Da mãe presente e disponível:
É interessante verificar que se apelidem determinadas escolhas de maternidade de "presente" e “disponível” sem se problematizar o facto de estas poderem ser o antónimo de "maternidade ausente" e “mãe indisponível”. Também é interessante que nesta equação entrem apenas "mães presentes" que são donas de casa conservadoras e mães trabalhadoras/ emancipadas quando a maioria das mães se situa num cinzento intermédio ainda por definir. O que dizer das mães que estão em casa sendo ausentes e indisponíveis e das que "trabalham fora" sendo presentes e disponíveis? O que as define, as suas práticas e representações ou o local onde trabalham (ou a remuneração associada a esse trabalho)?

Da medida de felicidade:
Afirmar que o importante é a "qualidade" e não a "quantidade" de tempo que se passa com os filhos e que os filhos de mães trabalhadoras são mais felizes, tendo por base uma amostra constituída por mães isoladas na sua maternidade e nas suas vidas, descuradas por uma sociedade que não atribui valor nenhum ao trabalho doméstico e muito menos à maternidade traz à superfície a falácia da extrapolação em ciências sociais.
Quais seriam os resultados se a amostra fosse constituída por famílias cujas mães escolheram, de forma consciente e informada, alicerçada numa rede de suporte e em princípios bem estruturados, ser as principais cuidadoras dos seus filhos (não querendo isto dizer que deixou de ter uma existência fora do seio familiar)?

Do mito da super mãe:

Amamentar e estar presente para os filhos pode ser mesmo entendido como uma tirania para uma mãe que trabalha a tempo inteiro, tem 1001 responsabilidades dentro e fora do seio familiar. Ser mãe torna-se impossível quando se tem que ser também super mulher, super competente, super inteligente, super bonita, super sensual, super organizada, super divertida, super moderna… É ainda mais impossível quando a mulher tem que desempenhar todos estes "super-papeis" em total isolamento (procuram-se super pais, super avós...) e sem o reconhecimento social que é atribuído a todas as outras actividades que possa desempenhar.

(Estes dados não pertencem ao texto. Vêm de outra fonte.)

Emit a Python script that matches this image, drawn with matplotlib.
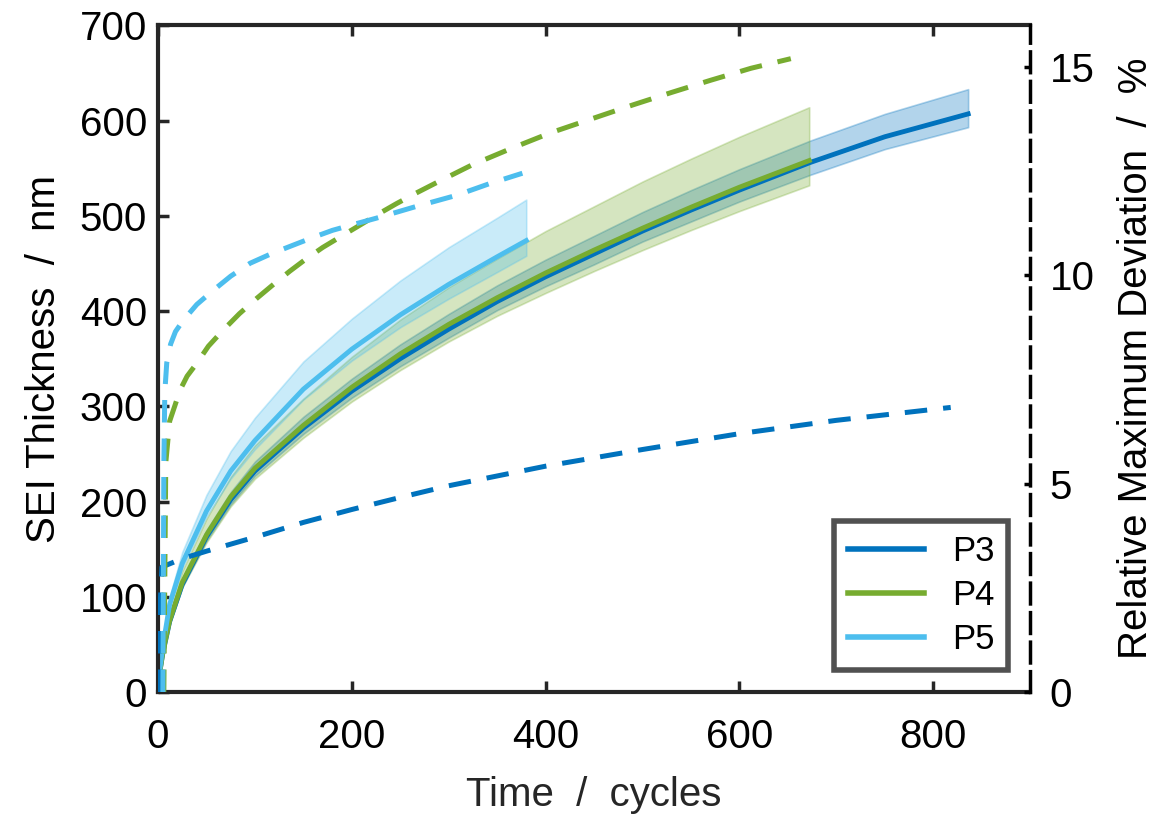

É sabido que o reconhecimento da importância do papel da mãe constitui uma ameaça à vigente dominação masculina e não quero com isto dizer dominação dos Homens porque o masculino e o menino estão muito para além dos sexos. Será por isso que a figura da “super mãe” nem na mitologia existe? Veja-se a histórica tentativa de acabar com a adoração das deusas-mãe.

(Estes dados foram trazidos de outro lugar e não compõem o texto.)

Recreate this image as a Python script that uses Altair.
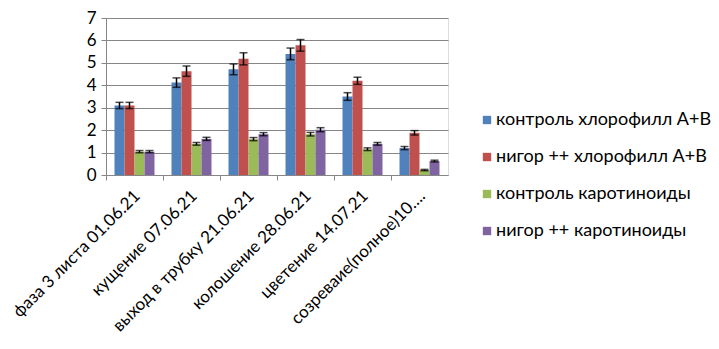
import altair as alt
import pandas as pd

categories = ["фаза 3 листа 01.06.21", "кущение 07.06.21", "выход в трубку 21.06.21",
              "колошение 28.06.21", "цветение 14.07.21", "созреваие(полное)10…."]
series = ["контроль хлорофилл А+В", "нигор ++ хлорофилл А+В",
          "контроль каротиноиды", "нигор ++ каротиноиды"]
colors = ["#4F81BD", "#C0504D", "#9BBB59", "#8064A2"]

ctrl_chl = [3.10, 4.12, 4.71, 5.40, 3.50, 1.20]
nigor_chl = [3.10, 4.63, 5.18, 5.78, 4.20, 1.88]
ctrl_car = [1.04, 1.39, 1.60, 1.82, 1.15, 0.22]
nigor_car = [1.04, 1.61, 1.82, 2.02, 1.39, 0.62]

err_ctrl_chl = [0.14, 0.21, 0.24, 0.26, 0.17, 0.07]
err_nigor_chl = [0.14, 0.23, 0.27, 0.26, 0.16, 0.10]
err_ctrl_car = [0.05, 0.06, 0.07, 0.08, 0.06, 0.03]
err_nigor_car = [0.05, 0.07, 0.07, 0.09, 0.06, 0.04]

values = [ctrl_chl, nigor_chl, ctrl_car, nigor_car]
errors = [err_ctrl_chl, err_nigor_chl, err_ctrl_car, err_nigor_car]

rows = []
for s, vals, errs in zip(series, values, errors):
    for c, v, e in zip(categories, vals, errs):
        rows.append({"cat": c, "series": s, "value": v, "lo": v - e, "hi": v + e})
df = pd.DataFrame(rows)

FONT = "Lato"

x = alt.X("cat:N", sort=categories, title=None,
          scale=alt.Scale(paddingInner=0, paddingOuter=0),
          axis=alt.Axis(labelAngle=-45, labelFontSize=17, labelFont=FONT, labelColor="black",
                        labelAlign="right", labelBaseline="middle", labelPadding=13, labelOffset=3,
                        bandPosition=0, tickSize=5, tickColor="#868686",
                        domainColor="#868686", labelLimit=400))
xo = alt.XOffset("series:N", sort=series,
                 scale=alt.Scale(paddingInner=0, paddingOuter=0.85))

yscale = alt.Scale(domain=[0, 7], nice=False)
yaxis = alt.Axis(values=[0, 1, 2, 3, 4, 5, 6, 7], labelFontSize=17, labelFont=FONT,
                 labelColor="black", gridColor="#868686", domainColor="#868686",
                 tickColor="#868686", tickSize=5, labelPadding=5, labelOverlap=False)

bars = alt.Chart(df).mark_bar().encode(
    x=x, xOffset=xo,
    y=alt.Y("value:Q", title=None, scale=yscale, axis=yaxis),
    color=alt.Color("series:N", sort=series,
                    scale=alt.Scale(domain=series, range=colors),
                    legend=alt.Legend(title=None, orient="none", legendX=372, legendY=93,
                                      symbolType="square", symbolSize=70, symbolStrokeWidth=0,
                                      labelFontSize=18, labelFont=FONT, labelColor="black",
                                      rowPadding=19, labelLimit=400, labelOffset=0))
)

rules = alt.Chart(df).mark_rule(color="black", strokeWidth=1.5).encode(
    x=x, xOffset=xo, y=alt.Y("lo:Q", title=None, scale=yscale, axis=yaxis), y2="hi:Q")
caps_hi = alt.Chart(df).mark_tick(color="black", size=8, thickness=1.5).encode(
    x=x, xOffset=xo, y=alt.Y("hi:Q", title=None, scale=yscale, axis=yaxis))
caps_lo = alt.Chart(df).mark_tick(color="black", size=8, thickness=1.5).encode(
    x=x, xOffset=xo, y=alt.Y("lo:Q", title=None, scale=yscale, axis=yaxis))

chart = alt.layer(bars, rules, caps_hi, caps_lo).properties(
    width=342, height=157,
    autosize=alt.AutoSizeParams(type="none"),
    padding={"left": 98, "top": 10, "right": 263, "bottom": 166},
).configure_view(stroke=None).configure(background="white")

chart.save("out.html", embed_options={"renderer": "svg", "actions": False})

Do regresso sem ponto de partida:
Diz-se que a "maternidade presente" é um "regresso ao naturalismo" qual movimento de "regresso ao verde", ao rural idealizado? De que estamos a falar concretamente, um regresso ao quê? Regresso à submissão feminina vivenciada nos últimos séculos? Onde se situa o ponto a que os "naturalistas" querem regressar?·

Sem atentar à contradição com o anteriormente enunciado, as escolhas parentais ditas presentes, são também vistas como um “retrocesso ideológico” fruto da escalada do conservadorismo típico dos tempos de crise - qual movimento patriótico, racista, xenófobo - o que demonstra um absoluto desconhecimento do perfil destas mães e famílias “presentes e disponíveis”.
Da motivação para a escolha das práticas parentais:
Não se fazem mães sem filhos e estes parecem estar sempre ausentes das discussões - mais ou menos ideológicas - em torno da maternidade/ parentalidade. Afinal, parto natural, a amamentação exclusiva e prolongada, o babywearing, a co-sleeping, a comunicação não violenta, a alimentação bio, a comunicação eliminação ... pretendem ir ao encontro das necessidades dos bebés, do ser humano enquanto espécie ou foram práticas inventadas para nos ajudarem a construir mais uma definição quantificável de mãe?

Dos pais e mães portugueses(as):
Quem são as mães e pais cujas escolhas geraram a discussão? Afinal, também falam português e vivem em Portugal? Quais as suas práticas, crenças, expectativas e representações? O que os motiva? Em que princípios se baseiam? Comunicam entre si? Há outras práticas, para além das parentais, que os unem?